Wednesday, November 25, 2015

"Beasts of No Nation"

As I was attending the Telluride Festival in September, one of the hot tickets there was "Beasts of No Nation", directed by Cary Joji Fukunaga.  It's a film about young boys in central African countries being recruited to fight in their rampant civil wars.

Now, this is not the kind of film I'm usually going to rush out and watch.  I prefer wacky comedies, so this subject matter was at the opposite end of my usual entertainment spectrum.

However, I'm glad I saw it - first of all, it is very well made, almost like a documentary.  All the acting, by a mostly amateur cast, is superb.  What realistic performances!

But, similar to the story from "Room", it focuses on a young boy forced into a very dangerous situation by events that are beyond his control.  So you empathize with his terrible situation, as this young black boy is recruited by a rebel colonel and forced to take drugs and murder people. 

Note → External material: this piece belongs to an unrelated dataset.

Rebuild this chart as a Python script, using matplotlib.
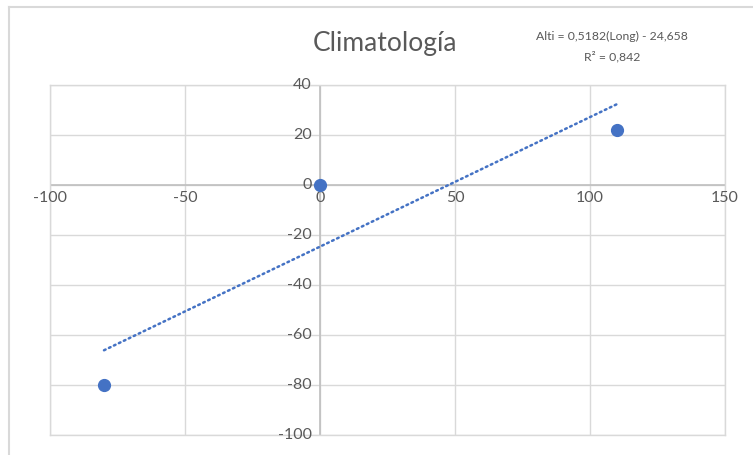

Even though it does have a relatively happy ending, the experiences of this young, 11-year old kid create a total horror show.  I hope it gets recognition as the Oscars.  I give it an "A".

--Bill Plympton

Monday, November 23, 2015


One of the most talked-about films from the Telluride Festival is a kidnapping film called "Room".  But please, don't confuse it with the "so bad, it's camp" film called "The Room" by Tommy Wiseau.  The two films are at opposite ends of the scale.

"Room" is directed by Lenny Abrahamson and stars the great Brie Larson as a girl kidnapped at the age of 16 and used as a sex slave.  Her son, played by Jacob Tremblay, is fathered by the kidnapper - it's one of the most powerful and haunting films of the year.

The mother and son are isolated in the kidnapper's shed, where they set up a home in a 10 ft. by 10 ft. room, with only a small skylight for any connection to the outside world.  They also have an old TV set and the young boy assumes that everything he sees on the TV is not real. It's all make-believe to him, since he was born in the shelter and knows nothing about real life.

The film does not deal with graphic sex or violence - the horror is more of a psychological nature.  How cruel it is that this mother and son are forced to live in captivity and have such a minimal life experience.

The film begins when the young boy turns five, and it is at this stage that the mother tells him exactly what happened six years ago.  They then plan an escape, so about halfway through the film, the boy is able to get free and get help. 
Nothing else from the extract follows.